Me recuerdo en la sala de estudio de mi casa hace unos seis años. Tenía un objetivo y una motivación. El objetivo: aprobar un examen, y la motivación: que mi amiga fuese aquella tarde a la Misa de catequesis. Hacía poco que había oído hablar de la santificación del trabajo —o, en mi caso, el estudio—, pero pensé: «Ya no puedo convencerle por mensajes, ahora solo me queda rezar y ofrecer por ella este rato de estudio. Sin móvil y sí pensando a lo grande».
La fe no es magia. Dios nos hace partícipes de la Creación: cuenta con nosotros para la construcción del Reino de Dios, que está es nuestro mundo. Quiere que con nuestro trabajo o estudio hagamos el bien a nuestra sociedad: que los periodistas cuenten la realidad con rigor y respeto a los demás, los médicos busquen sin fatigarse cómo sanar a las personas, los abogados velen por la justicia o los políticos en el bien común. Si eres estudiante, tienes la obligación de formarte bien, para luego ayudar mejor a los demás.

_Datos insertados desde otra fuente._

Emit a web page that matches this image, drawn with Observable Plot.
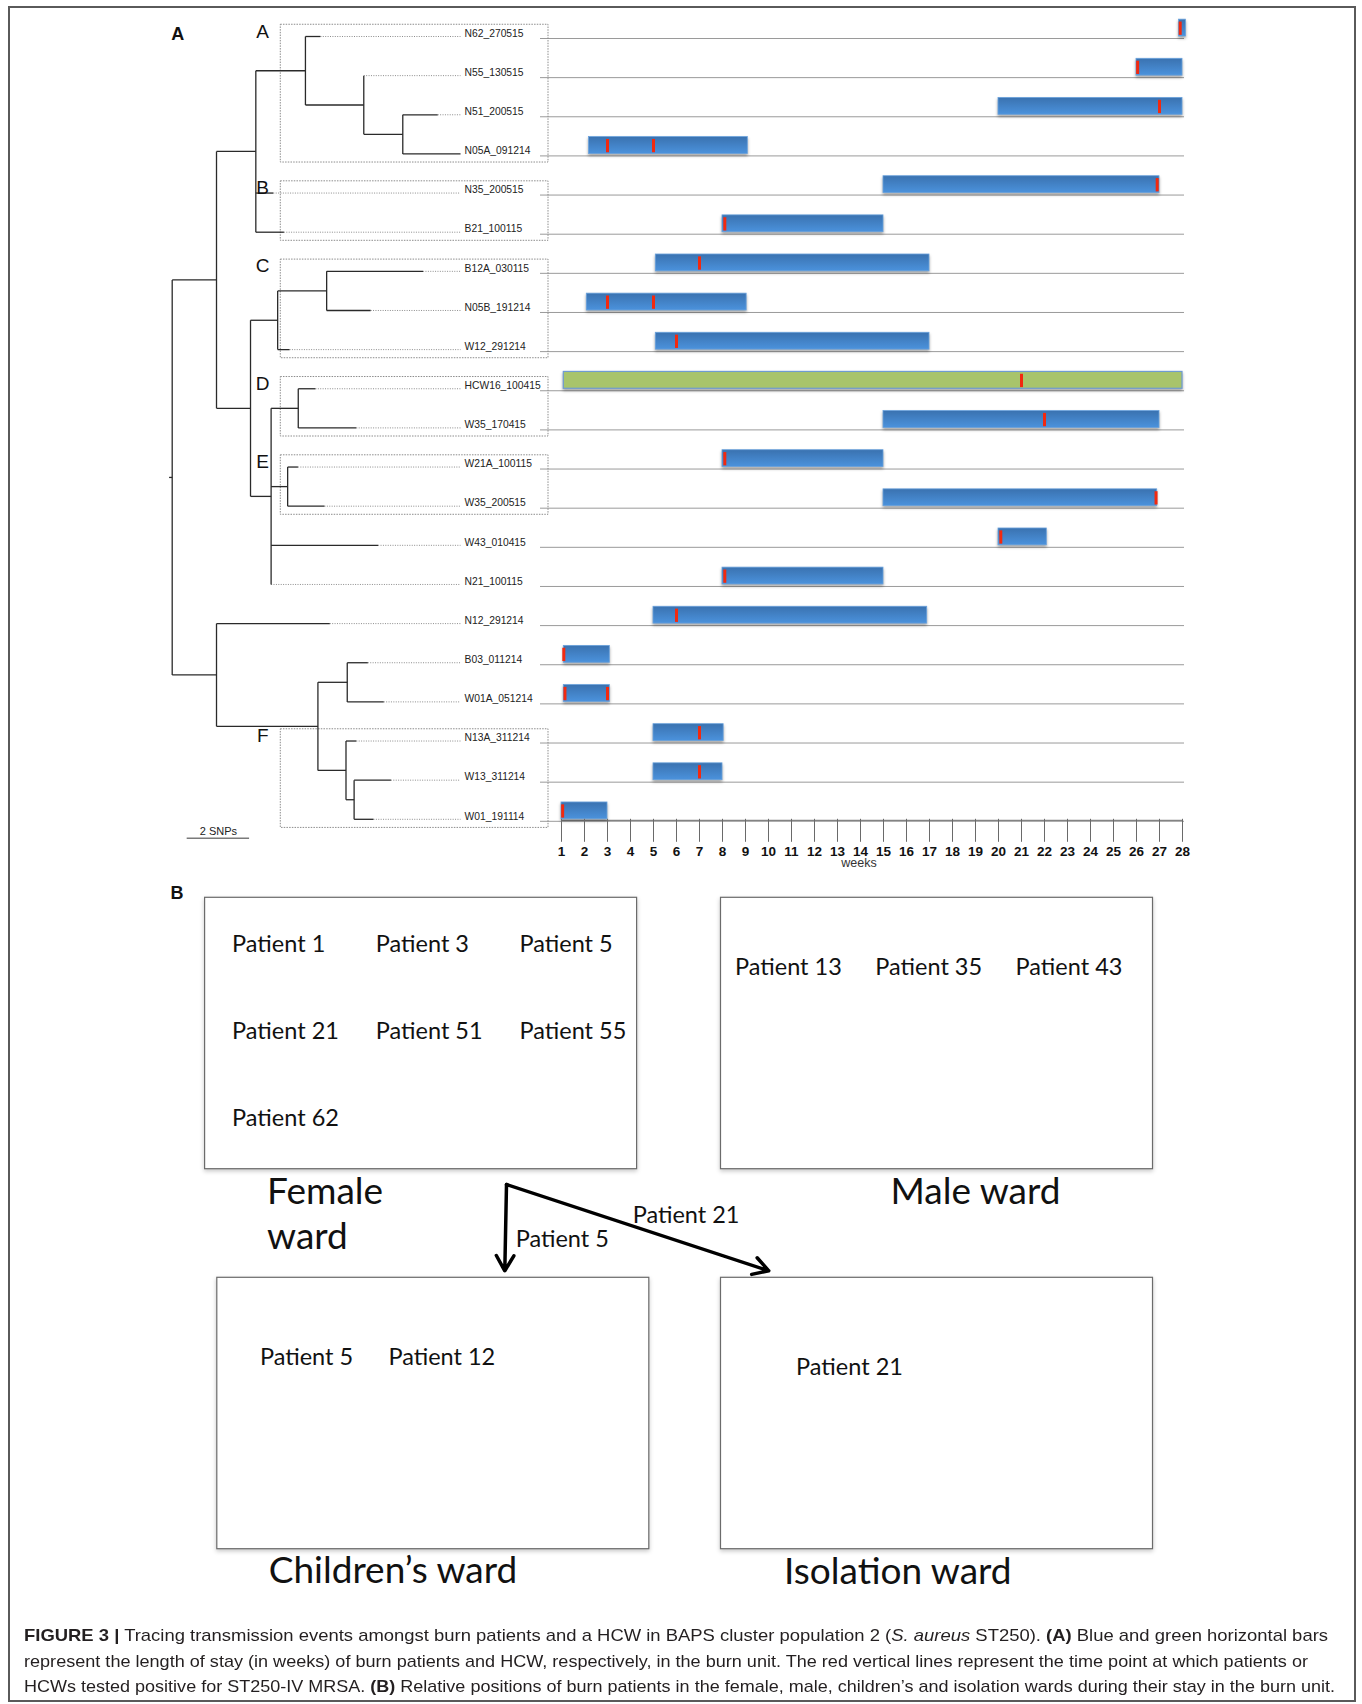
<!DOCTYPE html>
<html>
<head>
<meta charset="utf-8">
<script src="https://cdn.jsdelivr.net/npm/d3@7"></script>
<script src="https://cdn.jsdelivr.net/npm/@observablehq/plot@0.6"></script>
<style>
  body { margin: 0; background: #fff; }
  #fig { position: relative; width: 1362px; height: 1704px; background: #fff; overflow: hidden;
         font-family: "Liberation Sans", Arial, sans-serif; }
  .abs { position: absolute; left: 0; top: 0; }
  .plabel { position: absolute; font-weight: bold; font-size: 18px; line-height: 1; color: #111;
            transform: translate(-50%, -50%); }
  .cap { position: absolute; left: 24px; white-space: nowrap; font-size: 17px; line-height: 20px;
         color: #231f20; transform-origin: 0 50%; }
</style>
</head>
<body>
<div id="fig">
  <div id="frame" style="position:absolute;left:8px;top:6px;width:1348px;height:1696px;border:2px solid #5a5a5a;box-sizing:border-box;"></div>
  <div id="timeline" class="abs"></div>
  <div id="tree" class="abs"></div>
  <div id="wards" class="abs" style="top:860px"></div>
  <div class="plabel" style="left:177.7px;top:34.3px">A</div>
  <div class="plabel" style="left:177px;top:893px">B</div>
</div>
<script>
// ---------------- DATA (panel A) ----------------
const strains = ["N62_270515","N55_130515","N51_200515","N05A_091214","N35_200515","B21_100115",
  "B12A_030115","N05B_191214","W12_291214","HCW16_100415","W35_170415","W21A_100115","W35_200515",
  "W43_010415","N21_100115","N12_291214","B03_011214","W01A_051214","N13A_311214","W13_311214","W01_191114"];
// length of stay in the burn unit (weeks)
const stayStart = [27.85, 26, 20, 2.2, 15, 8, 5.1, 2.1, 5.1, 1.1, 15, 8, 15, 20, 8, 5, 1.1, 1.1, 5, 5, 1];
const stayEnd   = [28.15, 28, 28, 9.1, 27, 15, 17, 9.05, 17, 28, 27, 15, 26.9, 22.1, 15, 16.9, 3.1, 3.1, 8.05, 8, 3];
const hcwStrains = ["HCW16_100415"];
// time points of positive ST250-IV MRSA tests
const positiveStrain = ["N62_270515","N55_130515","N51_200515","N05A_091214","N05A_091214","N35_200515",
  "B21_100115","B12A_030115","N05B_191214","N05B_191214","W12_291214","HCW16_100415","W35_170415",
  "W21A_100115","W35_200515","W43_010415","N21_100115","N12_291214","B03_011214","W01A_051214",
  "W01A_051214","N13A_311214","W13_311214","W01_191114"];
const positiveWeek = [27.9, 26.05, 27, 3, 5, 26.9, 8.1, 7, 3, 5, 6, 21, 22, 8.1, 26.85, 20.1, 8.1, 6,
  1.1, 1.15, 3, 7, 7, 1.05];
const weekTicks = [1,2,3,4,5,6,7,8,9,10,11,12,13,14,15,16,17,18,19,20,21,22,23,24,25,26,27,28];
// phylogeny (branch lengths in SNPs)
const newick = "(((((N62_270515:0.48,(N55_130515:0,(N51_200515:1.12,N05A_091214:1.85):1.25):1.87):1.59," +
  "N35_200515:0.56,B21_100115:0.90):1.26,(((B12A_030115:3.09,N05B_191214:1.41):1.57,W12_291214:0.38):0.87," +
  "((HCW16_100415:0.55,W35_170415:1.86):0.87,(W21A_100115:0.33,W35_200515:1.18):0.53,W43_010415:3.43," +
  "N21_100115:0):0.66):1.09):1.42,(N12_291214:3.63,((B03_011214:0.66,W01A_051214:1.17):0.94," +
  "(N13A_311214:0.33,(W13_311214:1.18,W01_191114:0.62):0.26):0.90):3.25):1.42);";
const cladeNames = ["A","B","C","D","E","F"];
const cladeFirst = ["N62_270515","N35_200515","B12A_030115","HCW16_100415","W21A_100115","N13A_311214"];
const cladeLast  = ["N05A_091214","B21_100115","W12_291214","W35_170415","W35_200515","W01_191114"];
const scaleBarSNPs = 2;

// ---------------- DATA (panel B) ----------------
const wardNames  = ["Female ward","Male ward","Children’s ward","Isolation ward"];
const wardTitles = ["Female\nward","Male ward","Children’s ward","Isolation ward"];
const wardPatients = [
  ["Patient 1","Patient 3","Patient 5","Patient 21","Patient 51","Patient 55","Patient 62"],
  ["Patient 13","Patient 35","Patient 43"],
  ["Patient 5","Patient 12"],
  ["Patient 21"]
];
const transferFrom = ["Female ward","Female ward"];
const transferTo = ["Children’s ward","Isolation ward"];
const transferPatient = ["Patient 5","Patient 21"];

// ---------------- PANEL A: timeline ----------------
const rowOf = new Map(strains.map((s, i) => [s, i]));
const stays = strains.map((s, i) => ({strain: s, row: i, start: stayStart[i], end: stayEnd[i], hcw: hcwStrains.includes(s)}));
const positives = positiveStrain.map((s, i) => ({strain: s, row: rowOf.get(s), week: positiveWeek[i]}));
const svgNS = "http://www.w3.org/2000/svg";

const common = {width: 1362, height: 880, marginTop: 36, marginBottom: 61.2};
const timeline = Plot.plot({
  ...common,
  marginLeft: 561, marginRight: 180,
  x: {domain: [1, 28]},
  y: {domain: [0, strains.length - 1], reverse: true, axis: null},
  style: {background: "transparent", fontFamily: "Liberation Sans, Arial, sans-serif", overflow: "visible"},
  marks: [
    () => {
      const defs = document.createElementNS(svgNS, "defs");
      defs.innerHTML = `<linearGradient id="blueGrad" x1="0" y1="0" x2="0" y2="1">
          <stop offset="0" stop-color="#3a72b0"/><stop offset="1" stop-color="#4b92dc"/></linearGradient>`;
      return defs;
    },
    Plot.ruleY(stays, {y: "row", dy: 2, insetLeft: -21, insetRight: -2, stroke: "#9a9a9a", strokeWidth: 1}),
    Plot.ruleY([strains.length - 1], {x1: 1, x2: 28, dy: 1, stroke: "#6a6a6a", strokeWidth: 1}),
    Plot.rect(stays.filter(d => !d.hcw), {x1: "start", x2: "end", y1: d => d.row - 0.43, y2: "row",
      fill: "url(#blueGrad)", stroke: "#6aa2dd", strokeWidth: 0.8}),
    Plot.rect(stays.filter(d => d.hcw), {x1: "start", x2: "end", y1: d => d.row - 0.43, y2: "row",
      fill: "#a8c46b", stroke: "#6f9bd2", strokeWidth: 1.2}),
    Plot.ruleX(positives, {x: "week", y1: d => d.row - 0.37, y2: d => d.row - 0.03, stroke: "#f2290f", strokeWidth: 3}),
    Plot.axisX(weekTicks, {tickSize: 23, tickPadding: 4, tickFormat: d => String(d), label: null,
      fontSize: 13.5, fontWeight: "bold", fontFamily: "Liberation Sans Narrow, Liberation Sans, Arial, sans-serif",
      stroke: "#6a6a6a", fill: "#111"}),
    Plot.text(["weeks"], {text: d => d, frameAnchor: "bottom", dx: -13, dy: 48, fontSize: 12.5, fill: "#333"})
  ]
});
document.getElementById("timeline").appendChild(timeline);
d3.select(timeline).selectAll('g[aria-label="rect"]').style("filter", "drop-shadow(0px 2px 1.5px rgba(0,0,0,0.35))");

// ---------------- PANEL A: tree ----------------
function parseNewick(s) {
  let i = 0;
  function node() {
    const n = {children: []};
    if (s[i] === "(") {
      i++;
      n.children.push(node());
      while (s[i] === ",") { i++; n.children.push(node()); }
      i++;
    }
    let name = "";
    while (i < s.length && !",():;".includes(s[i])) name += s[i++];
    n.name = name;
    let len = "";
    if (s[i] === ":") { i++; while (i < s.length && !",();".includes(s[i])) len += s[i++]; }
    n.length = len === "" ? 0 : +len;
    return n;
  }
  return node();
}
const treeRoot = parseNewick(newick);
const leaves = [], segments = [];
(function layout(n, x0) {
  n.x = x0 + n.length;
  if (!n.children.length) { n.y = rowOf.get(n.name); leaves.push(n); return; }
  n.children.forEach(c => layout(c, n.x));
  const f = n.children[0], l = n.children[n.children.length - 1];
  n.y = (f.y + l.y) / 2;
  segments.push({x1: n.x, y1: f.y, x2: n.x, y2: l.y});
  n.children.forEach(c => segments.push({x1: n.x, y1: c.y, x2: c.x, y2: c.y}));
})(treeRoot, -treeRoot.length);
segments.push({x1: treeRoot.x - 0.1, y1: treeRoot.y, x2: treeRoot.x, y2: treeRoot.y});

const LEADER_END = 9.24, LABEL_X = 9.37, BOX_X = [3.48, 12.06], LETTER_X = 2.9;
const leaders = leaves.map(n => ({x1: n.x, x2: LEADER_END, y: n.y}));
const clades = cladeNames.map((c, i) => ({name: c, first: rowOf.get(cladeFirst[i]), last: rowOf.get(cladeLast[i])}));

const tree = Plot.plot({
  ...common,
  marginLeft: 171.7, marginRight: 814,
  x: {domain: [0, BOX_X[1]], axis: null},
  y: {domain: [0, strains.length - 1], reverse: true, axis: null},
  style: {background: "transparent", fontFamily: "Liberation Sans, Arial, sans-serif", overflow: "visible"},
  marks: [
    Plot.rect(clades, {x1: BOX_X[0], x2: BOX_X[1], y1: d => d.first - 0.3, y2: d => d.last + 0.22,
      fill: "none", stroke: "#8c8c8c", strokeWidth: 1, strokeDasharray: "1.5,1.2"}),
    Plot.link(leaders, {x1: "x1", x2: "x2", y1: "y", y2: "y", stroke: "#8c8c8c", strokeWidth: 1, strokeDasharray: "1,1.4"}),
    Plot.link(segments, {x1: "x1", y1: "y1", x2: "x2", y2: "y2", stroke: "#2a2a2a", strokeWidth: 1.3}),
    Plot.text(leaves, {x: LABEL_X, y: "y", text: "name", textAnchor: "start", dy: -3, fontSize: 10.3, fill: "#222"}),
    Plot.text(clades, {x: LETTER_X, y: "first", text: "name", dy: -5, fontSize: 19, fill: "#111"}),
    Plot.ruleY([strains.length - 1], {x1: 0.48, x2: 0.48 + scaleBarSNPs, dy: 19, stroke: "#7a7a7a", strokeWidth: 1.5}),
    Plot.text([`${scaleBarSNPs} SNPs`], {text: d => d, x: 0.48 + scaleBarSNPs / 2, y: strains.length - 1, dy: 12, fontSize: 11, fill: "#222"})
  ]
});
document.getElementById("tree").appendChild(tree);

// ---------------- PANEL B: wards ----------------
const PX = 474, PY = 380, COL_STEP = 1.0884, BOX_W = 0.9114, BOX_H = 0.7142;
const wardLayout = {
  "Female ward":     {col: 0, row: 0, dx: 0,    inset: [27, 46.7],  gap: [143.7, 86.9], label: [62, 2],    out: [301.4, 15.3]},
  "Male ward":       {col: 1, row: 0, dx: 0,    inset: [14, 69.4],  gap: [140.3, 86.9], label: [169.5, 2]},
  "Children’s ward": {col: 0, row: 1, dx: 12.2, inset: [42.6, 80],  gap: [128.5, 86.9], label: [51.4, 1]},
  "Isolation ward":  {col: 1, row: 1, dx: 0,    inset: [75.1, 90],  gap: [140, 86.9],   label: [63, 2.6]}
};
wardLayout["Children’s ward"].in = [287.5, -7];
wardLayout["Isolation ward"].in = [47.8, -7];
const boxes = wardNames.map((w, i) => {
  const L = wardLayout[w];
  const x1 = L.col * COL_STEP + L.dx / PX;
  return {ward: w, title: wardTitles[i], x1, x2: x1 + BOX_W, y1: L.row, y2: L.row + BOX_H, L};
});
const boxOf = new Map(boxes.map(b => [b.ward, b]));
const patientTexts = boxes.flatMap((b, i) => wardPatients[i].map((p, k) => ({
  text: p,
  x: b.x1 + (b.L.inset[0] + (k % 3) * b.L.gap[0]) / PX,
  y: b.y1 + (b.L.inset[1] + Math.floor(k / 3) * b.L.gap[1]) / PY
})));
const titles = boxes.map(b => ({text: b.title, x: b.x1 + b.L.label[0] / PX, y: b.y2 + b.L.label[1] / PY}));
const transfers = transferPatient.map((p, i) => {
  const a = boxOf.get(transferFrom[i]), b = boxOf.get(transferTo[i]);
  const x1 = a.x1 + a.L.out[0] / PX, y1 = a.y2 + a.L.out[1] / PY;
  const x2 = b.x1 + b.L.in[0] / PX, y2 = b.y1 + b.L.in[1] / PY;
  const vertical = Math.abs(x2 - x1) * PX < 20;
  return {patient: p, x1, y1, x2, y2,
    lx: (x1 + x2) / 2 + (vertical ? 10 : -5) / PX,
    ly: (y1 + y2) / 2 + (vertical ? 12 : -12) / PY};
});

const wards = Plot.plot({
  width: 1362, height: 760,
  marginLeft: 204.6, marginRight: 209.4, marginTop: 37.3, marginBottom: 71.3,
  x: {domain: [0, 2], axis: null},
  y: {domain: [0, 1 + BOX_H], reverse: true, axis: null},
  style: {background: "transparent", fontFamily: "Lato, 'Open Sans', sans-serif", overflow: "visible"},
  marks: [
    Plot.rect(boxes, {x1: "x1", x2: "x2", y1: "y1", y2: "y2", fill: "white", stroke: "#6b6b6b", strokeWidth: 1.2}),
    Plot.text(patientTexts, {x: "x", y: "y", text: "text", textAnchor: "start", fontSize: 23.5, fill: "#111"}),
    Plot.text(titles, {x: "x", y: "y", text: "text", textAnchor: "start", lineAnchor: "top", lineHeight: 1.23, fontSize: 37, fill: "#111"}),
    Plot.arrow(transfers, {x1: "x1", y1: "y1", x2: "x2", y2: "y2", stroke: "#000", strokeWidth: 3.5, headLength: 7.5}),
    Plot.text(transfers, {x: "lx", y: "ly", text: "patient", textAnchor: "start", fontSize: 23.5, fill: "#111"})
  ]
});
document.getElementById("wards").appendChild(wards);
d3.select(wards).selectAll('g[aria-label="rect"]').style("filter", "drop-shadow(0px 2px 2px rgba(0,0,0,0.22))");

// ---------------- caption ----------------
const fig = document.getElementById("fig");
const capLines = [
  `<b>FIGURE 3 |</b> Tracing transmission events amongst burn patients and a HCW in BAPS cluster population 2 (<i>S. aureus</i> ST250). <b>(A)</b> Blue and green horizontal bars`,
  `represent the length of stay (in weeks) of burn patients and HCW, respectively, in the burn unit. The red vertical lines represent the time point at which patients or`,
  `HCWs tested positive for ST250-IV MRSA. <b>(B)</b> Relative positions of burn patients in the female, male, children’s and isolation wards during their stay in the burn unit.`
];
const capY = [1636, 1662, 1687], capW = [1304, 1284, 1311];
capLines.forEach((html, i) => {
  const div = document.createElement("div");
  div.className = "cap";
  div.innerHTML = html;
  div.style.top = (capY[i] - 10) + "px";
  fig.appendChild(div);
  const w = div.getBoundingClientRect().width;
  div.style.transform = `scaleX(${capW[i] / w})`;
});
</script>
</body>
</html>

Los cristianos tenemos un papel en este mundo: llegar a Dios en medio del mundo y muchos a través del trabajo o el estudio, es el camino que tenemos para llegar a Dios que, además, nos configura como personas, nos dignifica. Me gusta imaginar a Jesús trabajando en el taller de José, aprendiendo de él cada día, sufriendo en su propia piel la dureza del trabajo y la alegría de terminar las cosas bien, porque Jesús se hizo como nosotros y vivió todo lo que vivimos cada día.
Mi amiga apareció en Misa. Aquello no fue una victoria, más bien noté como Jesús me decía al oído: «Necesito de tu ayuda para que los demás me conozcan». Con nuestro trabajo bien hecho, ofrecido a Dios y, por tanto, a los demás, encontraremos la felicidad plena que da ir de su mano siempre. ¿Y será fácil? No, para nada, pero vale la pena no cansarse de luchar por hacer las cosas cada día mejor, como hacía San José en su taller de Nazaret.